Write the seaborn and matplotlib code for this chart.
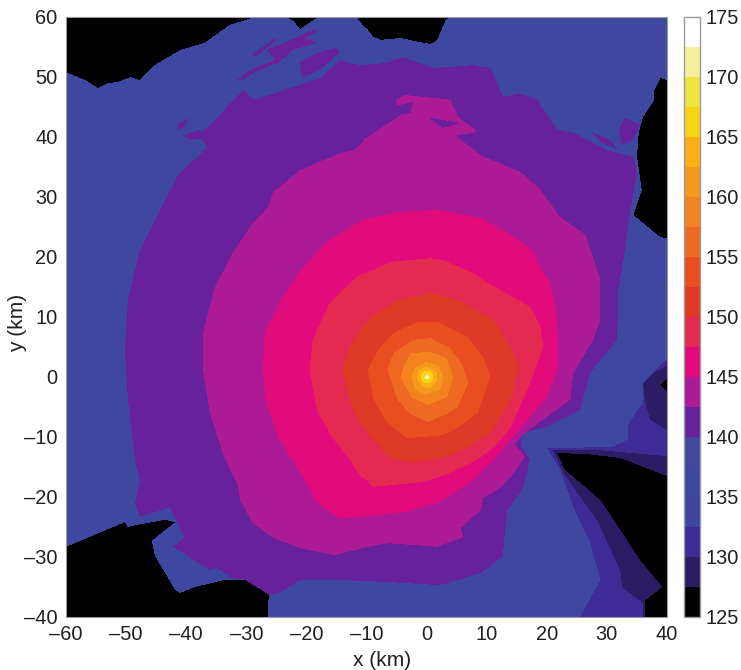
import numpy as np
import matplotlib
matplotlib.use("Agg")
import matplotlib.pyplot as plt
import seaborn as sns
from matplotlib.colors import ListedColormap
from matplotlib.path import Path

# Contour outlines, km
indigo_x = [20, 30.9, 33.4, 33.6, 36, 36, 39.7, 40, 40, 25.5, 28.9, 27.2, 24.4, 22.2]
indigo_y = [-11.8, -11.7, -10.5, -7.7, -4.3, -1, 2.8, 2.8, -40, -40, -33.8, -27.7, -21.7, -15.5]
dark_x = [21, 28.9, 40, 40, 40, 36, 36, 32.5, 32.2, 28.4, 22.7]
dark_y = [-12.2, -12.2, -13.2, -20.5, -40, -40, -37.7, -35, -32.2, -24, -16]
dark_right_x = [36, 37.7, 39.7, 40, 40, 37.2, 36.4]
dark_right_y = [-1, 0.7, 1.7, 2.5, -8.8, -7.2, -4.3]

black_tl_x = [-60, -60, -56.8, -54.7, -53, -51.3, -49.3, -47.7, -45.2, -41, -36.9, -32.7, -28.5]
black_tl_y = [60, 50.8, 49.5, 48.2, 49, 49.2, 50, 49.5, 52, 54.5, 55.7, 58.7, 60]
black_notch_x = [-23.5, -22.2, -21, -18.5, -17.4]
black_notch_y = [60, 59.5, 58, 59.7, 60]
black_top_x = [-11.6, -8.9, -7.7, -4.4, -1.1, 0.6, 1.7, 3.1, 3.9]
black_top_y = [60, 56.7, 56.2, 56.5, 55.8, 55.5, 56.2, 59.5, 60]
black_right_x = [40, 38.9, 37.9, 37.9, 36, 35.3, 35, 35.8, 34.4, 38.9, 40]
black_right_y = [49.5, 49.8, 47.8, 46.2, 43.3, 40.7, 36.7, 31.2, 27, 23.3, 23.2]
black_bl_x = [-60, -50.2, -49.7, -48.5, -43.5, -41.8, -43.5, -45.7, -45.2, -44.3, -41.8, -41, -38.5, -33.5, -30.2, -27.4, -26.2, -26.4, -60]
black_bl_y = [-28.3, -24.2, -25, -24.7, -23.8, -24.2, -25.5, -27.3, -29.7, -31.3, -35.5, -36, -35, -33.8, -33.8, -35.5, -36.3, -40, -40]
black_br_x = [21.7, 26.4, 32.2, 40, 40, 36.4, 36.4, 39.2, 35.5, 28.9, 23]
black_br_y = [-12.7, -12.8, -13.5, -16.5, -40, -40, -37.2, -35, -30.5, -20.5, -15.5]
black_dot_x = [40, 38.9, 40]
black_dot_y = [-0.2, -1.3, -2.5]

purple_x = [-43.5, -41.3, -36.5, -37.7, -30.5, -28.5, -21, -17.7, -14.4, -11.1, -7.2, -3.9, -2.7, 1.1, 7.7, 10.6, 12.7, 15.6, 18.4, 21.7, 24.4, 30, 34.4, 35, 33.8, 33, 31.9, 31.7, 27.2, 25.5, 20, 15.9, 15.6, 17.2, 15.9, 13.4, 12.6, 8.9, 2.2, -4.4, -14.4, -21, -24.4, -26.2, -27.4, -30.2, -32.4, -34.9, -36, -42.2, -40.2, -42.7, -47.7, -48.5, -47.7, -48.5, -49.7, -50.2, -49.7, -47.7]
purple_y = [29.5, 33.7, 38.2, 40.3, 47.8, 46.2, 48.7, 49.8, 52.8, 52, 52.3, 53.3, 52.8, 51.5, 52, 51.5, 46.7, 47.3, 46.2, 41.2, 40.7, 37.8, 36.7, 34, 27.3, 21.2, 14.5, 6.2, 0.7, -5.5, -8.3, -9.3, -11.3, -13.8, -18.8, -22.2, -30, -32.7, -34.7, -34.3, -33.8, -33.8, -36, -36.3, -35.5, -33.8, -33.5, -31.8, -32.2, -28.3, -26.7, -21.8, -23.3, -21, -17.2, -13.8, -3.8, 4.5, 12.8, 21.2]
streak1_x = [-31.4, -29.4, -25.2, -24.9, -28.5, -31]
streak1_y = [49.5, 51.2, 52.8, 52.3, 50.8, 49.2]
streak2_x = [-29, -25.2, -24.9, -28.5]
streak2_y = [53.7, 56.5, 56.2, 53.3]
streak3_x = [-26.5, -18.5, -18.2, -20.2, -18, -22.2, -24.9, -25.2]
streak3_y = [54.5, 58, 57.5, 56.5, 55.7, 54.5, 52, 52.8]
streak4_x = [-41.5, -39.4, -40.2, -41.3]
streak4_y = [42, 43.3, 41.7, 41.2]
streak5_x = [-40.5, -37.7, -36.9, -39.4]
streak5_y = [40.3, 41.2, 39.8, 39.5]
streak6_x = [-21, -18.2, -14.9, -14.4, -17.7, -20.7]
streak6_y = [52.5, 54, 55, 54, 51.2, 49.8]
patch_right_x = [33, 35.5, 34.4, 32.5, 31.9]
patch_right_y = [43.2, 42, 39.5, 38.7, 41.2]
streak7_x = [27.5, 30.5, 31.9, 28.9]
streak7_y = [40.8, 39.5, 37.8, 39.2]

magenta_x = [-4.4, -5.2, -3.6, 1.4, 3.9, 5.2, 8.1, 8.1, 4.7, 8.9, 15.6, 18.9, 22.2, 26.4, 28.9, 28.9, 27.7, 24.4, 23.9, 18.1, 15.9, 14.7, 16.4, 13.9, 12.2, 9.4, 8.9, 5.6, 6.1, 1.7, -6.6, -10.6, -15.2, -21, -25.5, -28.9, -31, -31.4, -33.9, -36, -37.2, -37.2, -35.2, -32.2, -28.9, -26.4, -25.5, -21, -14.4, -11.9, -9.9, -6.9]
magenta_y = [43.7, 46.2, 47, 46.5, 46.2, 43.3, 41.2, 40.7, 40.3, 37, 34.2, 31.2, 26.7, 23.7, 16.2, 9.5, 6.2, 0.7, -3.8, -8, -9.7, -11.3, -13.3, -16.7, -18.5, -20.2, -22.2, -25.2, -26.7, -28.3, -27.7, -28.5, -29.7, -28.5, -26.8, -24.3, -20.5, -18, -12.7, -6, 1.2, 7.3, 15, 20.7, 25.7, 28.3, 30.8, 34.5, 37.3, 37.8, 40, 42]
hole1_x = [0.2, 5.6, 2.6]
hole1_y = [43.3, 42.3, 41.5]
hole2_x = [-2.4, -5.2, -4.4, -2.7]
hole2_y = [45.8, 45.2, 43.7, 44]

pink_x = [0.6, 2.2, 8.9, 13.9, 17.6, 18.9, 20.5, 21.7, 21.9, 20, 14.4, 11.1, 7.7, 2.2, -3.3, -10.6, -14.4, -18.2, -20.5, -24.4, -26.7, -27.2, -26.9, -23.9, -20.5, -16.1, -10.6, -4.9]
pink_y = [27.8, 27.8, 26.5, 23.7, 21.2, 18.3, 15.7, 10, 1.7, -3.3, -10, -13.8, -17.2, -20.8, -22.5, -23.3, -23.5, -21, -16.7, -10.5, -4.3, 1.2, 7.3, 13.3, 18.3, 22.8, 26.2, 27.5]
rose_x = [0.6, 2.7, 7.7, 10.1, 17.2, 18.9, 19.4, 17.2, 13.9, 11.4, 8.4, 3.9, -0.6, -8.9, -11.1, -12.7, -15.7, -18.2, -19.4, -18.9, -16.1, -11.6, -6.1]
rose_y = [19.8, 19.5, 17.3, 15.7, 11.7, 8.3, 5, -1, -8.5, -11.5, -13.8, -16, -17.5, -18.3, -16.3, -13.8, -10, -5.5, 1.2, 6.2, 12.3, 16.7, 19.2]
red_x = [0.6, 5.1, 11.1, 13.9, 15.2, 13.9, 10.6, 6.7, 2.7, -2.7, -6.1, -9.4, -12.2, -13.9, -12.7, -9.4, -4.9]
red_y = [14, 12.8, 9.5, 5, 1.7, -3.8, -9.3, -11.7, -13.5, -14.2, -13.5, -10, -5.5, 1.2, 5, 10, 12.8]
vermilion_x = [0.6, 1.7, 6.7, 9.4, 10.6, 8.4, 5.9, 2.7, -3.2, -6.6, -8.9, -9.9, -8.2, -5.6, -1.6]
vermilion_y = [9.2, 9.2, 6.7, 3.3, 0, -6, -8, -9.7, -10.2, -7.7, -3.8, 1.2, 4.5, 7.3, 9.2]
orange1_x = [0.6, 3.9, 5.9, 6.9, 5.1, 3.1, 0.1, -2.7, -4.9, -6.6, -5.6, -2.3]
orange1_y = [6.5, 4.8, 2, -1, -5, -6.3, -7.5, -6.3, -3.8, 1.2, 4, 6.2]
orange2_x = [0.6, 3.2, 4.4, 3.4, 0.1, -2.7, -4.4, -3.9, -2.7]
orange2_y = [4.2, 3.2, 0, -3.3, -4.7, -3.3, 0, 1.7, 4]
orange3_x = [-0.1, 1.9, 2.7, 2.2, -0.2, -2.1, -2.6, -1.9]
orange3_y = [2.5, 2, 0.3, -2.2, -3, -2, 0, 1.7]
amber_x = [0, 1.6, 1.7, 0.6, -0.7, -1.7, -1.4]
amber_y = [1.7, 0.8, -0.5, -1.8, -1.7, -0.5, 1.2]
gold_x = [0, 0.8, 1.1, 0.8, 0, -0.8, -1.1, -0.8]
gold_y = [1.1, 0.8, 0, -0.8, -1.1, -0.8, 0, 0.8]
yellow_x = [0, 0.6, 0, -0.6]
yellow_y = [0.6, 0, -0.6, 0]
pale_x = [0, 0.4, 0, -0.4]
pale_y = [0.4, 0, -0.4, 0]
white_x = [-0.2, 0.2, 0.2, -0.2]
white_y = [0.2, 0.2, -0.2, -0.2]

# One colour per 2.5 dB band, 125 up to 175
band_colors = ["#000000", "#2c1c63", "#3e2b96", "#3f45a0", "#3f48a0", "#41489e",
               "#66219b", "#ac1a96", "#e20b7c", "#e42a50", "#df3a25", "#e84e20",
               "#ee6a22", "#f3831f", "#f6981d", "#fab014", "#f8d316", "#efe342",
               "#f7ef9c", "#ffffff"]
cbar_ticks = [125, 130, 135, 140, 145, 150, 155, 160, 165, 170, 175]
x_ticks = [-60, -50, -40, -30, -20, -10, 0, 10, 20, 30, 40]
y_ticks = [-40, -30, -20, -10, 0, 10, 20, 30, 40, 50, 60]

# Painted in order, later outlines sit on top of earlier ones
layers = [
    (indigo_x, indigo_y, 131.25),
    (dark_x, dark_y, 128.75),
    (dark_right_x, dark_right_y, 128.75),
    (black_tl_x, black_tl_y, 126.25),
    (black_notch_x, black_notch_y, 126.25),
    (black_top_x, black_top_y, 126.25),
    (black_right_x, black_right_y, 126.25),
    (black_bl_x, black_bl_y, 126.25),
    (black_br_x, black_br_y, 126.25),
    (black_dot_x, black_dot_y, 126.25),
    (purple_x, purple_y, 141.25),
    (streak1_x, streak1_y, 141.25),
    (streak2_x, streak2_y, 141.25),
    (streak3_x, streak3_y, 141.25),
    (streak4_x, streak4_y, 141.25),
    (streak5_x, streak5_y, 141.25),
    (streak6_x, streak6_y, 141.25),
    (streak7_x, streak7_y, 141.25),
    (patch_right_x, patch_right_y, 141.25),
    (magenta_x, magenta_y, 143.75),
    (hole1_x, hole1_y, 141.25),
    (hole2_x, hole2_y, 141.25),
    (pink_x, pink_y, 146.25),
    (rose_x, rose_y, 148.75),
    (red_x, red_y, 151.25),
    (vermilion_x, vermilion_y, 153.75),
    (orange1_x, orange1_y, 156.25),
    (orange2_x, orange2_y, 158.75),
    (orange3_x, orange3_y, 161.25),
    (amber_x, amber_y, 163.75),
    (gold_x, gold_y, 166.25),
    (yellow_x, yellow_y, 168.75),
    (pale_x, pale_y, 171.25),
    (white_x, white_y, 173.75),
]


def build_field():
    """Fills a 600x600 grid, first row is y = 60 km."""
    xs = -60 + (np.arange(600) + 0.5) / 6
    ys = 60 - (np.arange(600) + 0.5) / 6
    xx, yy = np.meshgrid(xs, ys)
    points = np.column_stack([xx.ravel(), yy.ravel()])
    field = np.full(xx.size, 136.25)
    for lx, ly, value in layers:
        field[Path(np.column_stack([lx, ly])).contains_points(points, radius=0.01)] = value
    return field.reshape(xx.shape)


def label(v):
    return str(v).replace("-", "\u2013")


sns.set_theme(style="white")
plt.rcParams["font.family"] = ["Liberation Sans", "DejaVu Sans"]

W, H = 741, 670
fig = plt.figure(figsize=(W / 100, H / 100), dpi=100)
ax = fig.add_axes([66 / W, 1 - 617 / H, 601 / W, 600 / H])
cax = fig.add_axes([684 / W, 1 - 617 / H, 16 / W, 600 / H])

sns.heatmap(build_field(), ax=ax, cbar_ax=cax, cmap=ListedColormap(band_colors),
            vmin=125, vmax=175, xticklabels=False, yticklabels=False)

text_color = "#231f20"
ax.set_xticks([(v + 60) * 6 for v in x_ticks])
ax.set_xticklabels([label(v) for v in x_ticks], rotation=0, fontsize=14.4, color=text_color)
ax.set_yticks([(60 - v) * 6 for v in y_ticks])
ax.set_yticklabels([label(v) for v in y_ticks], rotation=0, fontsize=14.4, color=text_color)
ax.tick_params(length=0, pad=6)
for spine in ax.spines.values():
    spine.set_visible(True)
    spine.set_edgecolor("#9a9a9a")
    spine.set_linewidth(0.8)

ax.set_xlabel("x (km)", fontsize=15, color=text_color, va="center")
ax.xaxis.set_label_coords(0.526, -0.073)
ax.set_ylabel("y (km)", fontsize=15, color=text_color, va="center")
ax.yaxis.set_label_coords(-0.0815, 0.49)

cbar = ax.collections[0].colorbar
cbar.set_ticks(cbar_ticks)
cbar.set_ticklabels([str(v) for v in cbar_ticks], fontsize=14.4, color=text_color)
cbar.ax.tick_params(direction="in", length=3, width=0.8, color="#333333", pad=4, right=True)
cbar.outline.set_edgecolor("#9a9a9a")
cbar.outline.set_linewidth(1.0)

fig.savefig("out.png", dpi=100)
plt.close(fig)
###
** Problem to work on **
Set the lines above down again, word for word, from the first through the one containing "black_dot_y = [-0.2, -1.3, -2.5]"; pictures excluded.

** Output of the exercise **
Write the seaborn and matplotlib code for this chart.
import numpy as np
import matplotlib
matplotlib.use("Agg")
import matplotlib.pyplot as plt
import seaborn as sns
from matplotlib.colors import ListedColormap
from matplotlib.path import Path

# Contour outlines, km
indigo_x = [20, 30.9, 33.4, 33.6, 36, 36, 39.7, 40, 40, 25.5, 28.9, 27.2, 24.4, 22.2]
indigo_y = [-11.8, -11.7, -10.5, -7.7, -4.3, -1, 2.8, 2.8, -40, -40, -33.8, -27.7, -21.7, -15.5]
dark_x = [21, 28.9, 40, 40, 40, 36, 36, 32.5, 32.2, 28.4, 22.7]
dark_y = [-12.2, -12.2, -13.2, -20.5, -40, -40, -37.7, -35, -32.2, -24, -16]
dark_right_x = [36, 37.7, 39.7, 40, 40, 37.2, 36.4]
dark_right_y = [-1, 0.7, 1.7, 2.5, -8.8, -7.2, -4.3]

black_tl_x = [-60, -60, -56.8, -54.7, -53, -51.3, -49.3, -47.7, -45.2, -41, -36.9, -32.7, -28.5]
black_tl_y = [60, 50.8, 49.5, 48.2, 49, 49.2, 50, 49.5, 52, 54.5, 55.7, 58.7, 60]
black_notch_x = [-23.5, -22.2, -21, -18.5, -17.4]
black_notch_y = [60, 59.5, 58, 59.7, 60]
black_top_x = [-11.6, -8.9, -7.7, -4.4, -1.1, 0.6, 1.7, 3.1, 3.9]
black_top_y = [60, 56.7, 56.2, 56.5, 55.8, 55.5, 56.2, 59.5, 60]
black_right_x = [40, 38.9, 37.9, 37.9, 36, 35.3, 35, 35.8, 34.4, 38.9, 40]
black_right_y = [49.5, 49.8, 47.8, 46.2, 43.3, 40.7, 36.7, 31.2, 27, 23.3, 23.2]
black_bl_x = [-60, -50.2, -49.7, -48.5, -43.5, -41.8, -43.5, -45.7, -45.2, -44.3, -41.8, -41, -38.5, -33.5, -30.2, -27.4, -26.2, -26.4, -60]
black_bl_y = [-28.3, -24.2, -25, -24.7, -23.8, -24.2, -25.5, -27.3, -29.7, -31.3, -35.5, -36, -35, -33.8, -33.8, -35.5, -36.3, -40, -40]
black_br_x = [21.7, 26.4, 32.2, 40, 40, 36.4, 36.4, 39.2, 35.5, 28.9, 23]
black_br_y = [-12.7, -12.8, -13.5, -16.5, -40, -40, -37.2, -35, -30.5, -20.5, -15.5]
black_dot_x = [40, 38.9, 40]
black_dot_y = [-0.2, -1.3, -2.5]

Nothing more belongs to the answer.